What This Means in Practice

For teams using coding agents seriously, a few things follow from this.

Code review needs to include structural assessment, not just behavioral verification. Reviewers should ask whether new code belongs where it was placed, whether it duplicates existing logic, and whether it degrades the layering of the system. This requires reviewers to actually understand the existing structure, which is a non-trivial investment on large codebases.

Metrics worth tracking include things agents tend to degrade: test-to-implementation coupling (tests that reach into implementation details rather than testing through public interfaces), class responsibility counts, and inter-layer dependencies. Some of this can be automated; most of it requires deliberate attention.

The most useful counterbalance is explicit refactoring time. If the agent accelerates feature implementation, some of that time can be reinvested in structural improvement. This requires a team culture that treats refactoring as legitimate work rather than a luxury, which is easier to say than to maintain under delivery pressure.
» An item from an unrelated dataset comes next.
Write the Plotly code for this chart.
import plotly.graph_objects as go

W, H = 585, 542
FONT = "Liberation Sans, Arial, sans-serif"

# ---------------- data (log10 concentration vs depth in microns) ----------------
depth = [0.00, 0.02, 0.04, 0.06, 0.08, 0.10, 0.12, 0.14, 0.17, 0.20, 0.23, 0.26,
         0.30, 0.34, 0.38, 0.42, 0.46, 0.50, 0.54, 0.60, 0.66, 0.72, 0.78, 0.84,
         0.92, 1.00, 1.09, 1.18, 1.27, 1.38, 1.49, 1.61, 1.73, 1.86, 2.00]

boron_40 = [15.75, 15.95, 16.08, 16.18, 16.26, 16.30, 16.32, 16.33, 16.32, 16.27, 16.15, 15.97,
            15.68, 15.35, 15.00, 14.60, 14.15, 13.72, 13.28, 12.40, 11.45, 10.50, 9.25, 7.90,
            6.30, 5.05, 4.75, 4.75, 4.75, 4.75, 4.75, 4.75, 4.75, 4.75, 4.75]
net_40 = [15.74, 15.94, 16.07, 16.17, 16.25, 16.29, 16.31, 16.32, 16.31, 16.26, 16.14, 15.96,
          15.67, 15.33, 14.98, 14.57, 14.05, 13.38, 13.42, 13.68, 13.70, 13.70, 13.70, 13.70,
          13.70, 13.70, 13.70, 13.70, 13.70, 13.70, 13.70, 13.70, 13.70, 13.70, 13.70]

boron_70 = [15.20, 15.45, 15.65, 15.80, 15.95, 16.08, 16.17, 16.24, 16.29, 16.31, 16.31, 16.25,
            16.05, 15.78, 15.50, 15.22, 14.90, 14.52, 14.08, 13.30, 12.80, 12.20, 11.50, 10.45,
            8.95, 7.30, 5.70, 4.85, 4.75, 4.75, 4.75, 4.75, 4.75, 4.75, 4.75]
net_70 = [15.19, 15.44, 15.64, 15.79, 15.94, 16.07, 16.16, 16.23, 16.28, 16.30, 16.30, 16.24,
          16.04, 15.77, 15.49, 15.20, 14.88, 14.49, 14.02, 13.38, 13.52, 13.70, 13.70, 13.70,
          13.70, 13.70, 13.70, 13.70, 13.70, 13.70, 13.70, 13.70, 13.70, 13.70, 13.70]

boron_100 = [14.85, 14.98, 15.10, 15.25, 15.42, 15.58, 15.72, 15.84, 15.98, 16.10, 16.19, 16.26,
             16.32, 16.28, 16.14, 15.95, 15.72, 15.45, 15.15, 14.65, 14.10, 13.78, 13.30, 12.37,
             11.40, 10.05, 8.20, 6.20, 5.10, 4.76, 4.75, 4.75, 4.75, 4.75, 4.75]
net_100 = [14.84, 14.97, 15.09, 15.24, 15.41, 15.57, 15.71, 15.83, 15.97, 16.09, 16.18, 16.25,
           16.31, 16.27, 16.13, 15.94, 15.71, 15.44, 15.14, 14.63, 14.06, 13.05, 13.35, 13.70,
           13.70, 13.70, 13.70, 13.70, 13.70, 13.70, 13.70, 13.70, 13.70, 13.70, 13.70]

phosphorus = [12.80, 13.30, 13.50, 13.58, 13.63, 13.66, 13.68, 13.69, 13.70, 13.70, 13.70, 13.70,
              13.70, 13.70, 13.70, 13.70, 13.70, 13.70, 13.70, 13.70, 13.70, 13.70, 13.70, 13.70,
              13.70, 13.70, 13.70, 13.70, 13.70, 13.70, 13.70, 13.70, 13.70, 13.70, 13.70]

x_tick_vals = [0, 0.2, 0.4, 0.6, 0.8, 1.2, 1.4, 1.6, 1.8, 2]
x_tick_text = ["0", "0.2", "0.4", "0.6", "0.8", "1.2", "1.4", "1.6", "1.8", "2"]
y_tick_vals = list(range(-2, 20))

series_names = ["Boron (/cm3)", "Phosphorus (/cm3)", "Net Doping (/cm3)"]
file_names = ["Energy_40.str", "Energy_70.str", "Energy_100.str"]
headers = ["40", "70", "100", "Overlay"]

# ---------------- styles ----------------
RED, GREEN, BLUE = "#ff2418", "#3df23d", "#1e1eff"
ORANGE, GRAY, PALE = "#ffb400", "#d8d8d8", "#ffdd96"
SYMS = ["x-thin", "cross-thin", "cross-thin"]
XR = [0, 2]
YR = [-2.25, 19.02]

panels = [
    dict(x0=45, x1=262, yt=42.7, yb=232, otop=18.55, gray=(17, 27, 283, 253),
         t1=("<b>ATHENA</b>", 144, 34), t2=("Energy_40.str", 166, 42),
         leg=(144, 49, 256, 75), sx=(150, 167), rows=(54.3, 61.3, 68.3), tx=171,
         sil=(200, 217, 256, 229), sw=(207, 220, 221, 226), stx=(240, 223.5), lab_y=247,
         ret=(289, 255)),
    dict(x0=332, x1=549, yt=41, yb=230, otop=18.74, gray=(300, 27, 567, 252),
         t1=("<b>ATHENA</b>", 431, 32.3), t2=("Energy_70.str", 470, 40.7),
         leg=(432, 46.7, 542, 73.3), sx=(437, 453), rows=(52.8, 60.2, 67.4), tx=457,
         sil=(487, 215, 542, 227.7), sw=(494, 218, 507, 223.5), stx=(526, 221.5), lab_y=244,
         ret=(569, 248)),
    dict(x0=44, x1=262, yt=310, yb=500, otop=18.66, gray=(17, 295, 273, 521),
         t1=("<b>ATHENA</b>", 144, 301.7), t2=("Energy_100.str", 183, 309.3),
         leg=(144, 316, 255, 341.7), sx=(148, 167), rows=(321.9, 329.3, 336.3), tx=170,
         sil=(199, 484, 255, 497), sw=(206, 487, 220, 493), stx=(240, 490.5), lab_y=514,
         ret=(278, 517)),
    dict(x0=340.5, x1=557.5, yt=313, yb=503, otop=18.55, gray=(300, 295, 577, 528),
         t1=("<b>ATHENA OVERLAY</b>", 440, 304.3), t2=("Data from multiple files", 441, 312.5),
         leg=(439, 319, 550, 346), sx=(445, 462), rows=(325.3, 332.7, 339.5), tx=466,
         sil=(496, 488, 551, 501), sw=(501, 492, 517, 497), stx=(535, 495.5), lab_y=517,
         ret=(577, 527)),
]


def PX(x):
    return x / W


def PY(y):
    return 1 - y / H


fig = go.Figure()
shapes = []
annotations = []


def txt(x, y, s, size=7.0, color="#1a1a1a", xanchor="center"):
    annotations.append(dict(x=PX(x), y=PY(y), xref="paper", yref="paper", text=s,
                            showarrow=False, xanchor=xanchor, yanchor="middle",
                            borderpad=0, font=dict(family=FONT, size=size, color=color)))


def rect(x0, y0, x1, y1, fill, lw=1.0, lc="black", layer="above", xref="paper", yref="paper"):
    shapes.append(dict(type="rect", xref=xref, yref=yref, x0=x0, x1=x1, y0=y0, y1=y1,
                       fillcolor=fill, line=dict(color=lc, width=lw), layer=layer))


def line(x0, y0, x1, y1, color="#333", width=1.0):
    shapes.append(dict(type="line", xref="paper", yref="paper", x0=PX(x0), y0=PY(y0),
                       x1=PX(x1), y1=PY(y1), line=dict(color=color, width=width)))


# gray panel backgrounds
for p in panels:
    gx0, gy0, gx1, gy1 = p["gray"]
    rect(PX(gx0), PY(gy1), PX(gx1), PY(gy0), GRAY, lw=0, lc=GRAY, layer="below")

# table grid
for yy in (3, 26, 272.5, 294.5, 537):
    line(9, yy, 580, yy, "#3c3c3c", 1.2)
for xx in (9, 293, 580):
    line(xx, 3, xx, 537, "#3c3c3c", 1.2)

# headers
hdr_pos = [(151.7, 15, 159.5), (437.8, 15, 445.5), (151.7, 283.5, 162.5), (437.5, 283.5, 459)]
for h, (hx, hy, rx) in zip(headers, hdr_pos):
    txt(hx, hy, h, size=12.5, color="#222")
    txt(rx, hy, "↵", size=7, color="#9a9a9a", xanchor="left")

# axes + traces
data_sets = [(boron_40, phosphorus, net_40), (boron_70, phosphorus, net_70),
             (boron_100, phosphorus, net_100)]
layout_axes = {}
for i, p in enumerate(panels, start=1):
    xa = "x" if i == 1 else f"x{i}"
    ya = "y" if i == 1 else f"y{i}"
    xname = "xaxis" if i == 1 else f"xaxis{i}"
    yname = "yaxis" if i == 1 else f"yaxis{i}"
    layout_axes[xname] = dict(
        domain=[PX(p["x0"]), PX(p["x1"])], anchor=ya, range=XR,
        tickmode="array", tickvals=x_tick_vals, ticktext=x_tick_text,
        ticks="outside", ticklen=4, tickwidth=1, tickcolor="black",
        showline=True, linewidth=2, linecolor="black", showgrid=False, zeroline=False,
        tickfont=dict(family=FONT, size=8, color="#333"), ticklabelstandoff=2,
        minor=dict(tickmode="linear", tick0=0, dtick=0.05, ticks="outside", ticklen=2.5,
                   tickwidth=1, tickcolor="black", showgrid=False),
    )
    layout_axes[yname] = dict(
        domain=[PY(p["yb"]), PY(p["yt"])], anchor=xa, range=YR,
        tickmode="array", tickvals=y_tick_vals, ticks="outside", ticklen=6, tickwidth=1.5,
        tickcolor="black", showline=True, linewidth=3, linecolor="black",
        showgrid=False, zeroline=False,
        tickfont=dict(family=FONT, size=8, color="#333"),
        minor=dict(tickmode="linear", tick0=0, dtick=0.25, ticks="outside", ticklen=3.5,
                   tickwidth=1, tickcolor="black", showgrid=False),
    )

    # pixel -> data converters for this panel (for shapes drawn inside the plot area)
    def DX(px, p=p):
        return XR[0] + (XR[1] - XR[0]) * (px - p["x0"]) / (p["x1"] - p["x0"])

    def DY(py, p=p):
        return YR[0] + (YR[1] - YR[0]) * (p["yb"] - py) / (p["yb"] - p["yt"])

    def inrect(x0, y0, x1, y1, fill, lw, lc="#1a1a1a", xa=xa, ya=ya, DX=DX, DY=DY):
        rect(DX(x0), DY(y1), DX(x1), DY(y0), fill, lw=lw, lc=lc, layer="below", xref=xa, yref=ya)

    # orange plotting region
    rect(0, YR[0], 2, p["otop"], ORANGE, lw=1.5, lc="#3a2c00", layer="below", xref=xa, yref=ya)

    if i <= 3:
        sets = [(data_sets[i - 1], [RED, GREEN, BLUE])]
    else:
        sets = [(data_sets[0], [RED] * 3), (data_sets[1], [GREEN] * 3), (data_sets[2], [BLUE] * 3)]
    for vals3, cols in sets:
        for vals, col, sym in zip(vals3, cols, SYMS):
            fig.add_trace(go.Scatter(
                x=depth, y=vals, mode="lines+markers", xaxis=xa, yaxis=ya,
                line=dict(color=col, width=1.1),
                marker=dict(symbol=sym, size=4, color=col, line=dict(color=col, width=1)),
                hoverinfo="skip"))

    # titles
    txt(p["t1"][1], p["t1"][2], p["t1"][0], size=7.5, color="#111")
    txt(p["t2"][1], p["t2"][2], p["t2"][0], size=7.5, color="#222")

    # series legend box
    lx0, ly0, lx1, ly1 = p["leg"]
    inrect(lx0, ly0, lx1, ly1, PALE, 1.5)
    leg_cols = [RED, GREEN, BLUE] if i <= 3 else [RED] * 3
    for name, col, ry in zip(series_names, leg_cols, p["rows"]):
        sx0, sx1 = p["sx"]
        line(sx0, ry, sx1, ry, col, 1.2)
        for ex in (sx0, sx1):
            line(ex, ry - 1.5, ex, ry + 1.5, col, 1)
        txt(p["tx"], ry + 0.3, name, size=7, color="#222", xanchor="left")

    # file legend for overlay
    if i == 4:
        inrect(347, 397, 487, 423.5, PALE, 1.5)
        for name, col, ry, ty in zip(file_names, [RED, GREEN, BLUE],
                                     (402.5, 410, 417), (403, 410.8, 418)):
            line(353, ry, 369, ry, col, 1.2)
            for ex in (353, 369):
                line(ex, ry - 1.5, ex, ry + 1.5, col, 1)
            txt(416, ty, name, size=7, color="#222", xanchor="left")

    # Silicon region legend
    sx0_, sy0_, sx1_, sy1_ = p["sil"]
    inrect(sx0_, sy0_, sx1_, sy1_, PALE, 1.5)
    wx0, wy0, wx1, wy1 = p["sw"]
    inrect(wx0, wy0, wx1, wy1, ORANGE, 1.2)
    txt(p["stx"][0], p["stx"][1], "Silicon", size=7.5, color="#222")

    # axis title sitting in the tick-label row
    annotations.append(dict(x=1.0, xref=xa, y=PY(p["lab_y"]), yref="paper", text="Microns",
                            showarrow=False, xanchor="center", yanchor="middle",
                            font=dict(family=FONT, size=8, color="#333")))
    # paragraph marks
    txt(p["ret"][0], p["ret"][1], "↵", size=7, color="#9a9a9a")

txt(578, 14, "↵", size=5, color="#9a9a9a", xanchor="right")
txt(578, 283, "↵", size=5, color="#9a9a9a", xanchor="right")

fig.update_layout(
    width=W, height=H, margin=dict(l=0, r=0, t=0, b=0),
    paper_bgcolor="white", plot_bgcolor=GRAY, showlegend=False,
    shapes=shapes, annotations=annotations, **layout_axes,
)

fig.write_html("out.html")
The CCMenu experiment is valuable precisely because it is specific and grounded. It does not claim that AI coding tools are net harmful. It asks a focused question — what happens to internal quality — and takes that question seriously. That is the right frame. The answer depends on what practices surround the tool, and Doernenburg’s careful assessment of his own codebase is an example of the kind of judgement that tooling alone cannot replace.